Yes you are absolutely right. I believe the problem is the difficulty of 
fitting valine, leucine and isoleucine rotomers and sidechains to what are 
essentially "blobs" of map density. Refinement has a hard time with this.
I guess we have to stick with the experimental density.

Best

Ray
--------------------------------------------
On Sun, 3/10/19, Eleanor Dodson <0000176a9d5ebad7-dmarc-requ...@jiscmail.ac.uk> 
wrote:

 Subject: Re: [ccp4bb] Protein modeling issue
 To: CCP4BB@JISCMAIL.AC.UK
 Date: Sunday, March 10, 2019, 3:40 PM
 
 Both
 REFMAC and COOT have an option to regularise (coot) or
 idealise (refmac) a structure.
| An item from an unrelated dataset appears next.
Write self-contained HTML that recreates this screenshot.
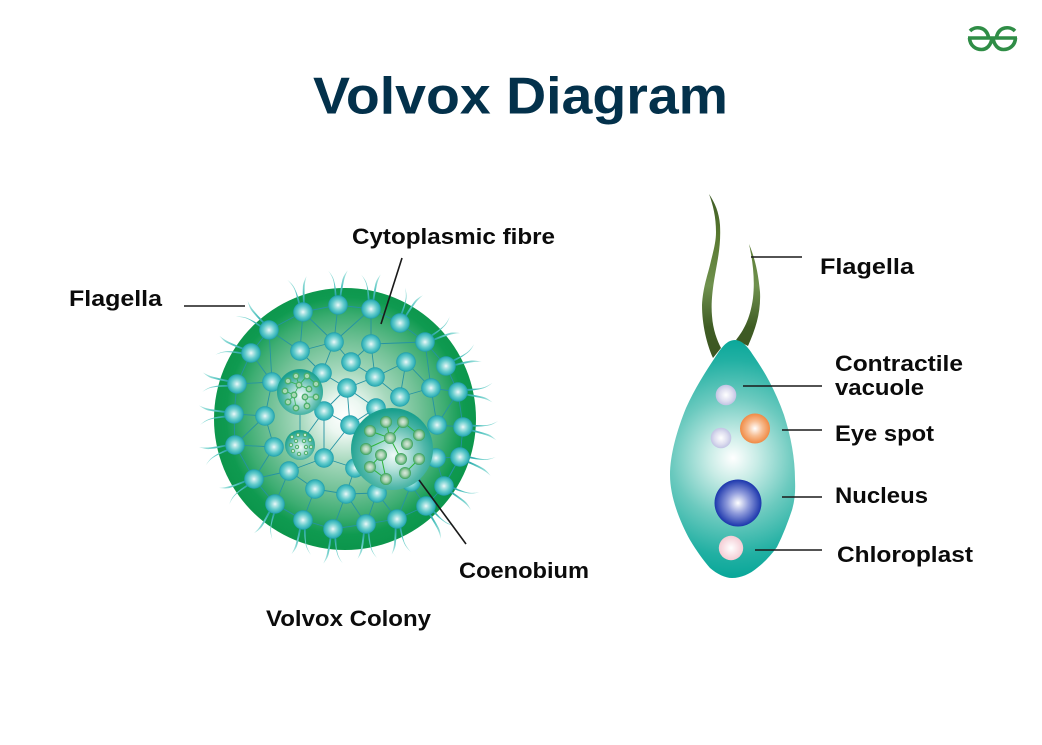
<!DOCTYPE html>
<html><head><meta charset="utf-8"><style>html,body{margin:0;padding:0;background:#fff}svg{display:block}text{font-family:"Liberation Sans",sans-serif;font-weight:700;fill:#0b0b0b}</style></head><body>
<svg width="1042" height="745" viewBox="0 0 1042 745" xmlns="http://www.w3.org/2000/svg">
<defs>
<radialGradient id="big" gradientUnits="userSpaceOnUse" cx="345" cy="416" r="132"><stop offset="0" stop-color="#fff"/><stop offset=".14" stop-color="#ecf7f1"/><stop offset=".34" stop-color="#a8d9be"/><stop offset=".56" stop-color="#74c298"/><stop offset=".76" stop-color="#3dad72"/><stop offset=".9" stop-color="#0f9a50"/><stop offset="1" stop-color="#0c964c"/></radialGradient>
<radialGradient id="nd"><stop offset="0" stop-color="#eefafa"/><stop offset=".22" stop-color="#b4e6e6"/><stop offset=".58" stop-color="#62cbcb"/><stop offset=".86" stop-color="#36b3ba"/><stop offset="1" stop-color="#1e9aa8"/></radialGradient>
<radialGradient id="co" cx=".52" cy=".58" r=".55"><stop offset="0" stop-color="#f0faf8"/><stop offset=".3" stop-color="#b8e3dc"/><stop offset=".7" stop-color="#52b8aa"/><stop offset="1" stop-color="#1aa08e"/></radialGradient>
<radialGradient id="sp"><stop offset="0" stop-color="#dcecde"/><stop offset=".5" stop-color="#a8d0b2"/><stop offset=".78" stop-color="#6cb880"/><stop offset="1" stop-color="#369f58"/></radialGradient>
<radialGradient id="cell" gradientUnits="userSpaceOnUse" cx="733" cy="458" r="122"><stop offset="0" stop-color="#fff"/><stop offset=".2" stop-color="#c8ece6"/><stop offset=".5" stop-color="#6ccabf"/><stop offset=".8" stop-color="#22b0a3"/><stop offset="1" stop-color="#06a698"/></radialGradient>
<radialGradient id="vac"><stop offset="0" stop-color="#fff"/><stop offset=".6" stop-color="#dfdff0"/><stop offset="1" stop-color="#c2c4e4"/></radialGradient>
<radialGradient id="eye"><stop offset="0" stop-color="#fff"/><stop offset=".5" stop-color="#f7bd92"/><stop offset="1" stop-color="#f08a44"/></radialGradient>
<radialGradient id="nuc"><stop offset="0" stop-color="#fff"/><stop offset=".45" stop-color="#909cdc"/><stop offset="1" stop-color="#1b36ac"/></radialGradient>
<radialGradient id="chl"><stop offset="0" stop-color="#fff"/><stop offset="1" stop-color="#f4ccd4"/></radialGradient>
<linearGradient id="fl" gradientUnits="userSpaceOnUse" x1="5" y1="0" x2="36" y2="0"><stop offset="0" stop-color="#14969c"/><stop offset=".45" stop-color="#58c6c2"/><stop offset="1" stop-color="#c0ecE8"/></linearGradient>
<linearGradient id="gf" gradientUnits="userSpaceOnUse" x1="0" y1="195" x2="0" y2="360"><stop offset="0" stop-color="#3f5c26"/><stop offset=".25" stop-color="#58782f"/><stop offset=".55" stop-color="#6f914e"/><stop offset=".8" stop-color="#3f5c24"/><stop offset="1" stop-color="#3c5522"/></linearGradient>
<g id="f"><path d="M6,-3.200C14,-4.200 20,-3.800 26,-6.200C29,-7.500 31,-8.800 34,-11C31,-8 28,-6 25,-5C19,-3 13,-2 6,-1.400Z" fill="url(#fl)"/><path d="M6,1C13,1.600 19,2.200 25,3.400C28,4 31,5.500 35,8.500C31,6.800 28,5.700 24,5C18,4 13,3.400 6,2.800Z" fill="url(#fl)"/></g>
<circle id="n" r="9.800" fill="url(#nd)"/>
<circle id="s" r="6" fill="url(#sp)"/>
</defs>

<!-- Logo -->
<g fill="none" stroke="#2f8d46" stroke-width="3.600">
<path d="M970 31C975 26 986 26 988.500 37"/>
<path d="M969.500 38C970 46 976 49.500 981.500 49.500C987 49.500 991 45 992 38"/>
<path d="M1015 31C1010 26 999 26 996.500 37"/>
<path d="M1015.500 38C1015 46 1009 49.500 1003.500 49.500C998 49.500 994 45 993 38"/>
<path d="M968 38H1017"/>
</g>

<text x="313" y="113.500" font-size="52" textLength="415" lengthAdjust="spacingAndGlyphs" style="fill:#03314b">Volvox Diagram</text>

<circle cx="345" cy="419" r="131" fill="url(#big)"/>

<!-- network -->
<g fill="none" stroke="#2593a3" stroke-width=".9">
<path d="M303 312L338 305L371 309L400 323L425 342L446 366L458 392L463 427L460 457L444 486L426 506L397 519L366 524L333 529L303 520L275 504L254 479L235 445L234 414L237 384L251 353L269 330Z"/>
<path d="M303 312L300 351M269 330L300 351M338 305L334 342M303 312L334 342M371 309L371 344M371 309L334 342M300 351L334 342M334 342L322 373M334 342L351 362M371 344L351 362M371 344L425 342M371 344L375 377M351 362L375 377M375 377L406 362M406 362L400 397M375 377L400 397M375 377L347 388M400 397L431 388M406 362L431 388M425 342L431 388M431 388L458 392M431 388L437 425M458 392L437 425M437 425L463 427M436 458L460 457M444 486L436 458M460 457L444 486M411 485L426 506M411 485L397 519M300 351L322 373"/>
<path d="M269 330L272 382M251 353L272 382M237 384L272 382M272 382L265 416M234 414L265 416M235 445L265 416M265 416L274 447M235 445L274 447M274 447L254 479M254 479L289 471M289 471L275 504M289 471L315 489M315 489L303 520M315 489L346 494M289 471L324 458M346 494L377 493M346 494L333 529M346 494L366 524M377 493L366 524M377 493L397 519M324 411L347 388M324 411L350 425M350 425L376 408M347 388L350 425M347 388L376 408M324 411L300 444M324 411L324 458M350 425L324 458M324 458L355 468M346 494L355 468M275 504L303 520M272 382L300 392M300 392L300 444M322 373L347 388"/>
</g>

<!-- Colony flagella -->
<g>
<use href="#f" transform="translate(303,312) rotate(-98)"/><use href="#f" transform="translate(338,305) rotate(-88)"/><use href="#f" transform="translate(371,309) rotate(-88)"/><use href="#f" transform="translate(400,323) rotate(-64)"/><use href="#f" transform="translate(425,342) rotate(-28)"/><use href="#f" transform="translate(446,366) rotate(-20)"/><use href="#f" transform="translate(458,392) rotate(3)"/><use href="#f" transform="translate(463,427) rotate(8)"/><use href="#f" transform="translate(460,457) rotate(18)"/><use href="#f" transform="translate(444,486) rotate(28)"/><use href="#f" transform="translate(426,506) rotate(52)"/><use href="#f" transform="translate(397,519) rotate(85)"/><use href="#f" transform="translate(366,524) rotate(90)"/><use href="#f" transform="translate(333,529) rotate(92)"/><use href="#f" transform="translate(303,520) rotate(95)"/><use href="#f" transform="translate(275,504) rotate(112)"/><use href="#f" transform="translate(254,479) rotate(152)"/><use href="#f" transform="translate(235,445) rotate(163)"/><use href="#f" transform="translate(234,414) rotate(180)"/><use href="#f" transform="translate(237,384) rotate(185)"/><use href="#f" transform="translate(251,353) rotate(195)"/><use href="#f" transform="translate(269,330) rotate(220)"/>
</g>

<!-- nodes -->
<g>
<use href="#n" x="303" y="312"/><use href="#n" x="338" y="305"/><use href="#n" x="371" y="309"/><use href="#n" x="400" y="323"/><use href="#n" x="425" y="342"/><use href="#n" x="446" y="366"/><use href="#n" x="458" y="392"/><use href="#n" x="463" y="427"/><use href="#n" x="460" y="457"/><use href="#n" x="444" y="486"/><use href="#n" x="426" y="506"/><use href="#n" x="397" y="519"/><use href="#n" x="366" y="524"/><use href="#n" x="333" y="529"/><use href="#n" x="303" y="520"/><use href="#n" x="275" y="504"/><use href="#n" x="254" y="479"/><use href="#n" x="235" y="445"/><use href="#n" x="234" y="414"/><use href="#n" x="237" y="384"/><use href="#n" x="251" y="353"/><use href="#n" x="269" y="330"/>
<use href="#n" x="334" y="342"/><use href="#n" x="300" y="351"/><use href="#n" x="371" y="344"/><use href="#n" x="351" y="362"/><use href="#n" x="406" y="362"/><use href="#n" x="375" y="377"/><use href="#n" x="347" y="388"/><use href="#n" x="400" y="397"/><use href="#n" x="431" y="388"/><use href="#n" x="322" y="373"/><use href="#n" x="272" y="382"/><use href="#n" x="265" y="416"/><use href="#n" x="324" y="411"/><use href="#n" x="376" y="408"/><use href="#n" x="350" y="425"/><use href="#n" x="437" y="425"/><use href="#n" x="436" y="458"/><use href="#n" x="274" y="447"/><use href="#n" x="324" y="458"/><use href="#n" x="355" y="468"/><use href="#n" x="289" y="471"/><use href="#n" x="315" y="489"/><use href="#n" x="346" y="494"/><use href="#n" x="377" y="493"/><use href="#n" x="411" y="482"/>
</g>

<!-- medium coenobium -->
<circle cx="300" cy="392" r="23" fill="url(#co)"/>
<path d="M288 381L299 385L296 376M299 385L307 376M307 376L316 384M299 385L309 389M285 391L294 395L288 402M294 395L296 408M294 395L299 385M305 397L316 397M305 397L307 406" fill="none" stroke="#2fb24a" stroke-width=".8"/>
<g fill="#a8d8b4" stroke="#4caf6c" stroke-width="1.300">
<circle cx="288" cy="381" r="2.800"/><circle cx="296" cy="376" r="2.800"/><circle cx="307" cy="376" r="2.800"/><circle cx="316" cy="384" r="2.800"/><circle cx="299" cy="385" r="2.800"/><circle cx="309" cy="389" r="2.800"/><circle cx="285" cy="391" r="2.800"/><circle cx="294" cy="395" r="2.800"/><circle cx="305" cy="397" r="2.800"/><circle cx="316" cy="397" r="2.800"/><circle cx="288" cy="402" r="2.800"/><circle cx="296" cy="408" r="2.800"/><circle cx="307" cy="406" r="2.800"/>
</g>

<!-- small coenobium -->
<circle cx="300" cy="445" r="15" fill="url(#co)"/>
<g fill="#c8e8d0" stroke="#4caf6c" stroke-width="1">
<circle cx="292" cy="437" r="1.700"/><circle cx="298" cy="435" r="1.700"/><circle cx="305" cy="435" r="1.700"/><circle cx="310" cy="440" r="1.700"/><circle cx="296" cy="441" r="1.700"/><circle cx="304" cy="441" r="1.700"/><circle cx="291" cy="445" r="1.700"/><circle cx="297" cy="447" r="1.700"/><circle cx="306" cy="447" r="1.700"/><circle cx="311" cy="447" r="1.700"/><circle cx="293" cy="451" r="1.700"/><circle cx="299" cy="454" r="1.700"/><circle cx="306" cy="453" r="1.700"/>
</g>

<!-- large coenobium -->
<circle cx="392" cy="449" r="41" fill="url(#co)"/>
<path d="M370 431L390 438L386 422M390 438L403 422M403 422L419 435M366 449L390 438M390 438L401 459M381 455L370 467L386 479M381 455L386 479M405 473L419 459" fill="none" stroke="#2fb53a" stroke-width="1"/>
<g>
<use href="#s" x="386" y="422"/><use href="#s" x="403" y="422"/><use href="#s" x="370" y="431"/><use href="#s" x="419" y="435"/><use href="#s" x="390" y="438"/><use href="#s" x="407" y="444"/><use href="#s" x="366" y="449"/><use href="#s" x="381" y="455"/><use href="#s" x="401" y="459"/><use href="#s" x="419" y="459"/><use href="#s" x="370" y="467"/><use href="#s" x="386" y="479"/><use href="#s" x="405" y="473"/>
</g>

<!-- Cell flagella -->
<path d="M709 194C715 203 719 212 720 225C721 245 718 258 715 275C712 292 711 305 712 316C713 330 717 340 721 348L713 358C707 345 702 325 702 305C703 288 707 277 710 265C713 252 716 243 716 232C716 217 713 205 709 194Z" fill="url(#gf)"/>
<path d="M749 244C754 256 758 270 760 292C761 312 756 328 748 346L736 340C743 331 750 320 753 298C755 280 753 262 749 244Z" fill="url(#gf)"/>

<!-- Cell -->
<path d="M735 340C727 340 722 347 716 356C706 371 695 388 686 408C677 430 670 455 670 475C670 497 680 522 690 540C696 550 703 560 710 568C717 574 725 578 732 578C741 578 750 574 757 568C765 562 771 555 777 547C783 535 788 522 792 510C795 500 795.500 490 795 480C795 458 791 437 784 415C776 392 765 372 753 355C748 347 742 340 735 340Z" fill="url(#cell)"/>

<circle cx="726" cy="395" r="10.300" fill="url(#vac)"/>
<circle cx="721" cy="438" r="10.300" fill="url(#vac)"/>
<circle cx="755" cy="428.500" r="15" fill="url(#eye)"/>
<circle cx="738" cy="503" r="23.500" fill="url(#nuc)"/>
<circle cx="731" cy="548" r="12.200" fill="url(#chl)"/>

<!-- Leaders -->
<g stroke="#1a1a1a" stroke-width="1.600" fill="none">
<path d="M184 306H245"/><path d="M402 258L381 324"/><path d="M419 480L466 544"/>
<path d="M751 257H802"/><path d="M743 386H822"/><path d="M782 430H822"/><path d="M782 497H822"/><path d="M755 550H822"/>
</g>

<!-- Labels -->
<g font-size="22.500">
<text x="69" y="306" textLength="93" lengthAdjust="spacingAndGlyphs">Flagella</text>
<text x="352" y="244" textLength="203" lengthAdjust="spacingAndGlyphs">Cytoplasmic fibre</text>
<text x="459" y="578" textLength="130" lengthAdjust="spacingAndGlyphs">Coenobium</text>
<text x="266" y="626" textLength="165" lengthAdjust="spacingAndGlyphs">Volvox Colony</text>
<text x="820" y="274" textLength="94" lengthAdjust="spacingAndGlyphs">Flagella</text>
<text x="835" y="371" textLength="128" lengthAdjust="spacingAndGlyphs">Contractile</text>
<text x="835" y="395" textLength="89" lengthAdjust="spacingAndGlyphs">vacuole</text>
<text x="835" y="441" textLength="99" lengthAdjust="spacingAndGlyphs">Eye spot</text>
<text x="835" y="503" textLength="93" lengthAdjust="spacingAndGlyphs">Nucleus</text>
<text x="837" y="562" textLength="136" lengthAdjust="spacingAndGlyphs">Chloroplast</text>
</g>
</svg>
</body></html>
These options will correct
 bad gemetry if possible, but pay no attention to the fit to
 density.
 In general i think
 it is sensible to inspect the map for regions where there
 are serious errors high lighted. However if the resolution
 is low, or the region of the protein is poorly ordered, it
 may be difficult to see what needs fixing.
 Eleanor
 On Sat, 9 Mar 2019
 at 21:23, Raymond Brown <ray-br...@att.net>
 wrote:
 Hi
 folks,
 
 
 
 The WHATIF server found the following issue in evaluating a
 protein structure.
 
 
 
 Structure Z-scores, positive is better than average:
 
 
 
 chi-1 / chi-2 rotamer normality  :  -7.278       
  (bad             (  -3.8,  1.6) )
 
 
 
 
 
 RMS Z-scores, should be close to 1.0:
 
 
 
 Improper dihedral distribution :     2.025       
  (loose)
 
 
 
 
 
 Does anyone have a suggestion of what can be done for
 example 
 
 in Coot or Refmac5 to improve or fix these results?